Starting at the first line of the listing below, retype each line up to and including the one that contains "Chart.register(...registerables);". Leave pictures out.

## Source records
.....

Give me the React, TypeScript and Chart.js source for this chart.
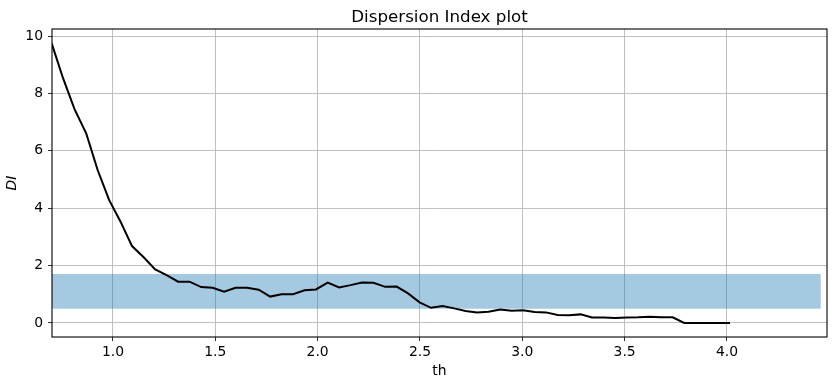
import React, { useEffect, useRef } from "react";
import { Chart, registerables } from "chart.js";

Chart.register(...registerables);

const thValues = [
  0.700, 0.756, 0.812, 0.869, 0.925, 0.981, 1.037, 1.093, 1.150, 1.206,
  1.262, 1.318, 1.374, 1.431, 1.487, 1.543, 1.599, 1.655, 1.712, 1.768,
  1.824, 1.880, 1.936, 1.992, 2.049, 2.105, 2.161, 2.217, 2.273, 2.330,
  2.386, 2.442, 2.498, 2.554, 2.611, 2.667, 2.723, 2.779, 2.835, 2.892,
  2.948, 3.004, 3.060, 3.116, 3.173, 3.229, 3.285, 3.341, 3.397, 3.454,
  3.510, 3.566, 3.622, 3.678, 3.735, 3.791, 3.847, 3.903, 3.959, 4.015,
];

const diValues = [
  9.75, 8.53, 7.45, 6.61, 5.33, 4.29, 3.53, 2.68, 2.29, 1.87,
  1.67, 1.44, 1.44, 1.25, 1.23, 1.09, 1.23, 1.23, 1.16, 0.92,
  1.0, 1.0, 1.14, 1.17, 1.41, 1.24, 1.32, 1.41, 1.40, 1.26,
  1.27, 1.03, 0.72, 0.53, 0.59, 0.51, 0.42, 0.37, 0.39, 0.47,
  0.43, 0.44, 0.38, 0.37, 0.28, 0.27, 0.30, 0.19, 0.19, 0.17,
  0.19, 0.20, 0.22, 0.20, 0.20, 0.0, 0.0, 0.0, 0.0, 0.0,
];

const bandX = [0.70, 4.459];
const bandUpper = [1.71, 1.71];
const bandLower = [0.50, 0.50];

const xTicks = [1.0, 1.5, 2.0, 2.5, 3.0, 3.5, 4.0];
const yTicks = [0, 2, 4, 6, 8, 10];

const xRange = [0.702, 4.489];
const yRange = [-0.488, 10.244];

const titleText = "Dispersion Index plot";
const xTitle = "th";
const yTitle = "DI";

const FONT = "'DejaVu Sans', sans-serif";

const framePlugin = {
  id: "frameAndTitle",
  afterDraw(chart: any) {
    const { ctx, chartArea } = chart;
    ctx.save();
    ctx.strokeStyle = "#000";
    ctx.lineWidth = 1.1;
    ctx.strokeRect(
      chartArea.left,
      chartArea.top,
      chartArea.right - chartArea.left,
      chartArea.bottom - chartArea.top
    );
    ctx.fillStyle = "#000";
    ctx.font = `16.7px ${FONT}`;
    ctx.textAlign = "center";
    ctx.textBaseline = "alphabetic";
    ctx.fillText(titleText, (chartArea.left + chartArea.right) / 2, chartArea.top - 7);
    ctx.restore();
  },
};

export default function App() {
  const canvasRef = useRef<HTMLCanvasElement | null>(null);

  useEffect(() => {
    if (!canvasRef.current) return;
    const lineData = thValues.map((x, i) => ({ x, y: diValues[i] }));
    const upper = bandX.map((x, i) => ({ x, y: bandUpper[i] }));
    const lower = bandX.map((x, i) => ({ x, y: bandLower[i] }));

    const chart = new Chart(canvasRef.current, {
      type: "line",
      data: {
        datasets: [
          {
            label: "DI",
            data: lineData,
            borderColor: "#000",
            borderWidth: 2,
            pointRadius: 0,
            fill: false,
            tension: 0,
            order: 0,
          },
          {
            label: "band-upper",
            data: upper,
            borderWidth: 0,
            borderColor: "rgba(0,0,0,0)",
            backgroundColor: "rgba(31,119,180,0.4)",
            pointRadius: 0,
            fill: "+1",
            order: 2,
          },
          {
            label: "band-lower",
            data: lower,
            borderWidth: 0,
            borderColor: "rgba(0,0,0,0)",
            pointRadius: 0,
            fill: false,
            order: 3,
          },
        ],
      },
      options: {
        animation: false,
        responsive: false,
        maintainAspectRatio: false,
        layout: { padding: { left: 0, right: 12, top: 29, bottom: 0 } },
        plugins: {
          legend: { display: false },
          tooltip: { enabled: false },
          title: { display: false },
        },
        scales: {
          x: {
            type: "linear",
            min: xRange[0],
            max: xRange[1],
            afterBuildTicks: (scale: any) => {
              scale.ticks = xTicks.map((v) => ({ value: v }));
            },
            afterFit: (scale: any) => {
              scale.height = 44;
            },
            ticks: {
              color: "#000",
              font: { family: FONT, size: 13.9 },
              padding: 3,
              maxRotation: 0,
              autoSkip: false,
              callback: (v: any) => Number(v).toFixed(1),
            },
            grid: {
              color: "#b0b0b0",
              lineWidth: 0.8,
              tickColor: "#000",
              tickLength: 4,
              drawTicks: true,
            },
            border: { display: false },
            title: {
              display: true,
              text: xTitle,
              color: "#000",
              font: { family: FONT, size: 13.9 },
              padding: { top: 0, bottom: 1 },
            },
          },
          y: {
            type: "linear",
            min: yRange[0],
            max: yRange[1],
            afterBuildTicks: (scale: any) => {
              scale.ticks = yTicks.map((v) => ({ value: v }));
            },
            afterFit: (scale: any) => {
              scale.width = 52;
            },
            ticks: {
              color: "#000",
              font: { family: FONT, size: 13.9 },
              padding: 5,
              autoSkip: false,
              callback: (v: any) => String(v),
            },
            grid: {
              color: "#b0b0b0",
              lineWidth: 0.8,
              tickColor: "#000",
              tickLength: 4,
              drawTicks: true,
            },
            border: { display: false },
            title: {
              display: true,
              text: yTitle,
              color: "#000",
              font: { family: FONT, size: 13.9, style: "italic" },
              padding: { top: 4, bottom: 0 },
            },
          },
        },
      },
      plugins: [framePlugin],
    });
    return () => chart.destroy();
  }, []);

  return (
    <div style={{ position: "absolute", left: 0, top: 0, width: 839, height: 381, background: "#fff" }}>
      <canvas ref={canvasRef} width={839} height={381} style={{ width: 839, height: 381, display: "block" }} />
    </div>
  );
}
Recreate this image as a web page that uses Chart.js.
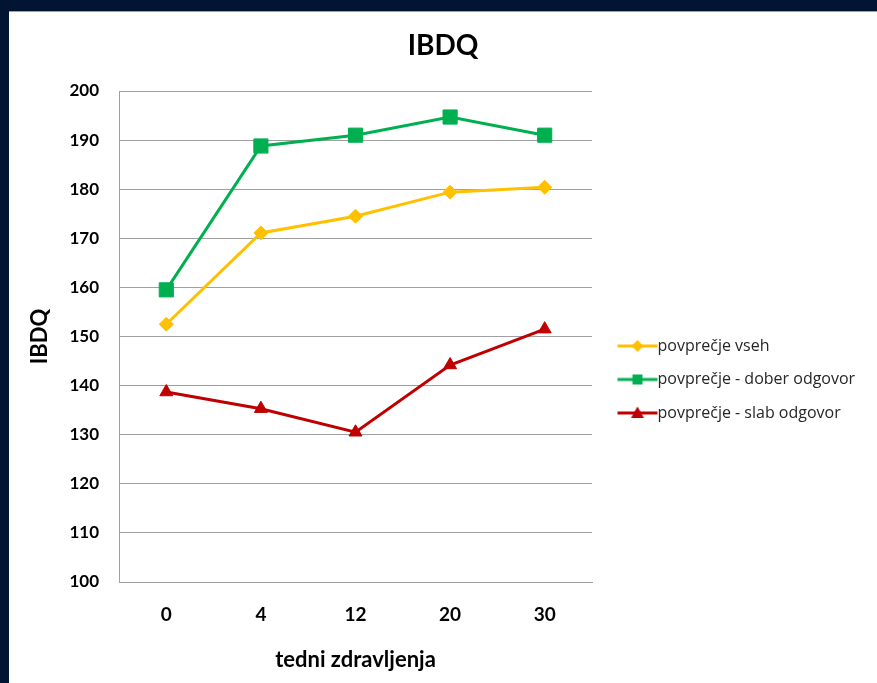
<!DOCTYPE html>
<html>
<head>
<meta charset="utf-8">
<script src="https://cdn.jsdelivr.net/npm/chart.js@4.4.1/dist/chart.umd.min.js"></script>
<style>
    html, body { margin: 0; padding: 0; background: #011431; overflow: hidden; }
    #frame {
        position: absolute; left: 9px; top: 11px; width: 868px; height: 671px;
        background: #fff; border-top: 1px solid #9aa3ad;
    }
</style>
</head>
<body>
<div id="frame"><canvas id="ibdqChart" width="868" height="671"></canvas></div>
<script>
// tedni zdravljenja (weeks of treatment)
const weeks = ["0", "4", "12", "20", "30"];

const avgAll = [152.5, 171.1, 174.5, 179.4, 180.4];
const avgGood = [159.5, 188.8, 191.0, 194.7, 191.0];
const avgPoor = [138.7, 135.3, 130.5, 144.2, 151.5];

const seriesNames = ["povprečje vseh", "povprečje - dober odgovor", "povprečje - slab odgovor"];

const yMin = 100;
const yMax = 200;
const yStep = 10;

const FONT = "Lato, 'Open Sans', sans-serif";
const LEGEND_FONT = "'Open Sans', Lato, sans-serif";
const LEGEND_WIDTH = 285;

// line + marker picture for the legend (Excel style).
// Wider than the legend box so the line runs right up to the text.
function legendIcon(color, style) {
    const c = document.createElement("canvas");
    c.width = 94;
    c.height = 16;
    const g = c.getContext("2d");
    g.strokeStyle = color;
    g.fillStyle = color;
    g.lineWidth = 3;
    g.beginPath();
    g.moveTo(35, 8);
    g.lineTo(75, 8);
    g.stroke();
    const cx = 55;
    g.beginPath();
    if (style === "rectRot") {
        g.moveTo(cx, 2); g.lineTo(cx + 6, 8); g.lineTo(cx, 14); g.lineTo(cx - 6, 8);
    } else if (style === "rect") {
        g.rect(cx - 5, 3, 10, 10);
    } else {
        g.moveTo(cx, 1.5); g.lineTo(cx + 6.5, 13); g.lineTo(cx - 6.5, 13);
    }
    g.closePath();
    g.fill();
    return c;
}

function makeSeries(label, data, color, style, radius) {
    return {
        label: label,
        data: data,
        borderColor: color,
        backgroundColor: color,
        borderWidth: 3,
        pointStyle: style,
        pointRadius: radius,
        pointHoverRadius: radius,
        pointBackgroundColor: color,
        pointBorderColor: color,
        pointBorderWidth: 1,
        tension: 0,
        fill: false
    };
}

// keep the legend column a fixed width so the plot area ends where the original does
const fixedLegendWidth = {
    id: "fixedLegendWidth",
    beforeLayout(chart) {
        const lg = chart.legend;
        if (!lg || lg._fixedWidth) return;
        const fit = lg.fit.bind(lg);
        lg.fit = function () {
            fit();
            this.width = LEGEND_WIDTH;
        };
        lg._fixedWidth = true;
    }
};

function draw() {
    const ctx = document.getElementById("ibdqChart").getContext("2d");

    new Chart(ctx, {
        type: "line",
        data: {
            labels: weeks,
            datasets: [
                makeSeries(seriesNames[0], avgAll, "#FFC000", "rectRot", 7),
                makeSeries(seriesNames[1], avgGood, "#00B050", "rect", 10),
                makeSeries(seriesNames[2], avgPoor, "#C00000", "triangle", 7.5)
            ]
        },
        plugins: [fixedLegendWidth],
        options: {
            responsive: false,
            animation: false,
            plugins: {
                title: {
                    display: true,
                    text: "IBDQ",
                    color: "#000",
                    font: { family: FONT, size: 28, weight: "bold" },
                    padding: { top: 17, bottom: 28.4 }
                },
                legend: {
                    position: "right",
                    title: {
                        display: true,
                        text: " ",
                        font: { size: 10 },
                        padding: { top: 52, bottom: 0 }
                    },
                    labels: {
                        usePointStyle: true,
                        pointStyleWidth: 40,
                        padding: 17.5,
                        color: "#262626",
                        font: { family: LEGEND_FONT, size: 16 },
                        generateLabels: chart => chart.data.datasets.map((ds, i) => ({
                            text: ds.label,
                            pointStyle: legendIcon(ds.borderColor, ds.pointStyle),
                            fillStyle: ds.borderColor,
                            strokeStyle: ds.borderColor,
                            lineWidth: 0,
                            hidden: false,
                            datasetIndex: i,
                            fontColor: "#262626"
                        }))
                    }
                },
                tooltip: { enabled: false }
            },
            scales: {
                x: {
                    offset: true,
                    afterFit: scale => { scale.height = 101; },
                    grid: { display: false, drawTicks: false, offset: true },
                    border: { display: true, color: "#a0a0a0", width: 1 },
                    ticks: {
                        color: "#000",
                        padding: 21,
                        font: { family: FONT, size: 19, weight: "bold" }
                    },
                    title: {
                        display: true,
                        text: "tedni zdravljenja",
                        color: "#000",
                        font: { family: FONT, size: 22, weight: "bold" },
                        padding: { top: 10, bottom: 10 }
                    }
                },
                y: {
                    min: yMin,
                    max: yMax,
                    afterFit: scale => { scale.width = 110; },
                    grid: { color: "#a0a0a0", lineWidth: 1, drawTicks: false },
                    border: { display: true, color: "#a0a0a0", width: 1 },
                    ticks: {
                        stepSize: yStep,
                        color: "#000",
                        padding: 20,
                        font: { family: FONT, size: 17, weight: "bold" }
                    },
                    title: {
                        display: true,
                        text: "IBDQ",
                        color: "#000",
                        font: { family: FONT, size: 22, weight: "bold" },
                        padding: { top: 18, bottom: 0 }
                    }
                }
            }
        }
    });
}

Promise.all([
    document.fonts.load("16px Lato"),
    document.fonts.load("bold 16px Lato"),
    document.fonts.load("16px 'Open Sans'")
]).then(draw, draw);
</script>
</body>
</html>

.....

## EXPECTED ANSWER
Give me the React, TypeScript and Chart.js source for this chart.
import React, { useEffect, useRef } from "react";
import { Chart, registerables } from "chart.js";

Chart.register(...registerables);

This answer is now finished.